Nuestra confluencia con el día a día también está dominada por trajes, máscaras y apariencias. La vida psíquica de muchos de nosotros no es más que la bisutería de moda sugerida por las ideas comunes de otras personas. El problema es que la cantidad de trajes, modelos replicantes, accesorios, prendas y vestidos empieza a ser tan grande en nuestro vestuario, que llega un punto en el que no se es capaz de administrar tantos enseres y la imagen que nos devuelve el espejo de nuestra cómoda es la de un rostro que ya ni reconocemos. Y por eso el sufrimiento individual de nuestra era es inmenso, porque nuestros padres empiezan vistiéndonos, la sociedad nos sugiere sus tendencias, determinados círculos requieren su indumentaria, nuestra pareja “nos regala” la ropa que ella desea que nos pongamos y el mundo nos juzga por llevar la falda demasiado corta. La misma sociedad low cost que dice valorar lo especial y lo auténtico, pero que luego se agolpa histérica en los estantes de un Primark a revolver con las manos las mismas prendas que se verán redundantemente por las calles durante todo el tiempo que duren sin encogerse o hasta que los sucesivos lavados acaben por desteñir su color.

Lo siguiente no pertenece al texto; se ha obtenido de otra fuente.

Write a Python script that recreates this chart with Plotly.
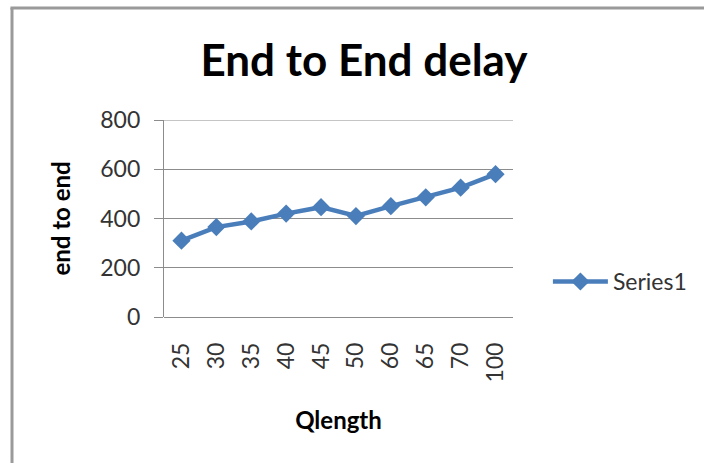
import plotly.graph_objects as go

# Queue length categories and measured end-to-end delay
qlength = ["25", "30", "35", "40", "45", "50", "60", "65", "70", "100"]
delay = [310, 365, 388, 420, 446, 410, 450, 486, 525, 580]
y_ticks = [0, 200, 400, 600, 800]

FONT = "Lato, Calibri, sans-serif"
BLUE = "#4a7ebb"
GRID = "#8c8c8c"

fig = go.Figure()
fig.add_trace(go.Scatter(
    x=qlength,
    y=delay,
    mode="lines+markers",
    name="Series1",
    line=dict(color=BLUE, width=4.5),
    marker=dict(symbol="diamond", size=14, color=BLUE),
))

# Chart frame: left and top edges only
frame = dict(type="line", xref="paper", yref="paper",
             line=dict(color="#9a9a9a", width=3))
fig.add_shape(**frame, x0=-0.4355, x1=-0.4355, y0=1.5685, y1=-0.75)
fig.add_shape(**frame, x0=-0.44, x1=1.6, y0=1.5685, y1=1.5685)

# Top gridline sits on the plot edge, so draw it explicitly
fig.add_shape(type="line", xref="paper", yref="y", x0=0, x1=1,
              y0=y_ticks[-1], y1=y_ticks[-1], layer="below",
              line=dict(color=GRID, width=1.2))

fig.update_layout(
    width=704,
    height=463,
    margin=dict(l=164, r=191, t=120, b=146),
    paper_bgcolor="white",
    plot_bgcolor="white",
    font=dict(family=FONT, color="#333333"),
    title=dict(
        text="<b>End to End delay</b>",
        font=dict(family=FONT, size=44, color="black"),
        xref="container", x=0.517, xanchor="center",
        yref="container", y=1 - 61 / 463, yanchor="middle",
    ),
    showlegend=True,
    legend=dict(
        x=1.10, xanchor="left",
        y=0.18, yanchor="middle",
        font=dict(family=FONT, size=23, color="#333333"),
        itemwidth=55,
        bgcolor="rgba(0,0,0,0)",
    ),
    xaxis=dict(
        type="category",
        range=[-0.5, 9.5],
        tickangle=-90,
        tickfont=dict(family=FONT, size=23, color="#333333"),
        showgrid=False,
        showline=False,
        ticks="",
        ticklabelstandoff=20,
        title=dict(text="<b>Qlength</b>", font=dict(family=FONT, size=24, color="black"),
                   standoff=30),
    ),
    yaxis=dict(
        range=[0, 800],
        tickvals=y_ticks,
        tickfont=dict(family=FONT, size=23, color="#333333"),
        showgrid=True,
        gridcolor=GRID,
        gridwidth=1.2,
        zeroline=True,
        zerolinecolor=GRID,
        zerolinewidth=1.2,
        showline=True,
        linecolor=GRID,
        linewidth=1.2,
        ticks="outside",
        ticklen=9,
        tickcolor=GRID,
        ticklabelstandoff=9,
        title=dict(text="<b>end to end</b>", font=dict(family=FONT, size=24, color="black"),
                   standoff=22),
    ),
)

fig.write_html("out.html")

Hasta el tonto con el sombrero de luces LED que hay en cada fiesta y que está creyéndose único por la excentricidad de su porte, no está exento de su revestimiento fingido y es otra muestra de la insistencia y obsesión personal de afrontar el mundo creando identidades falsas.

Pero lo común a estas categorías de espacios como el trabajo, la familia, círculos de amistades o el amor es que en todas se nos penaliza de una forma u otra cuando decidimos saltarnos las normas, ya sea poniendo en riesgo nuestra continuidad laboral, rompiendo vínculos con un ser querido, excluyéndonos de algún grupo o teniendo dolorosas discusiones con los que más queremos. La responsabilidad de averiguar si nos merece la pena cumplir estas normas a cambio de apostatar contra nuestros códigos interiores es inequívocamente nuestra. El Siddhartha de Hermann Hesse enunciaba que la mayor parte de las personas son como hojas que caen y revolotean indecisas antes de caer al suelo. Unos pocos son como los astros: siguen una ruta fija, ningún viento las alcanza y llevan en su interior su propia ley y trayectoria. Con los trajes y vestiduras sociales queremos respetar el régimen de una ley común que demasiadas veces es ferozmente injusta, traicionamos lo nuestro y aleteamos sin rumbo por un catálogo de roles que nunca estuvimos interesados en ejecutar. Los contratos más lamentables con los que bregué se acicalaban entre los apretones de manos más grandilocuentes y pomposos. Las pretensiones más autoritarias que vi se engalanaban con las sonrisas más tiernas y candorosas. Entre tanto accesorio de imitación y marca blanca asiática, es difícil vestirse con la distinción del que se escucha a sí mismo y lleva por dentro su propia ley. Nuestro Yo desnaturalizado vaga sin rumbo como un huérfano famélico correteando por las caóticas callejuelas de Mumbai. Por respeto a nuestra propia estima es un deber escucharlo, distinguirlo y defenderlo de las voces ajenas, las sonrisas de plástico y los mecanismos manipuladores. La importancia de estar a gusto con nuestro vestido, sin que este haya sido impuesto por un impulso externo es la clave para refugiarnos en calma dentro de nosotros mismos y encontrar una felicidad más auténtica, respetuosa con nuestros códigos y sincera con los demás. A veces es necesario hacer un alto en el camino para escuchar a nuestro corazón, aunque a veces lata triste y solitario. Detenernos durante un rato bajo la higuera y preguntarnos si seguimos siendo astros en órbita o, por el contrario, estamos siendo hojas desprendiéndose de las ramas zarandeadas al capricho de las corrientes de aire.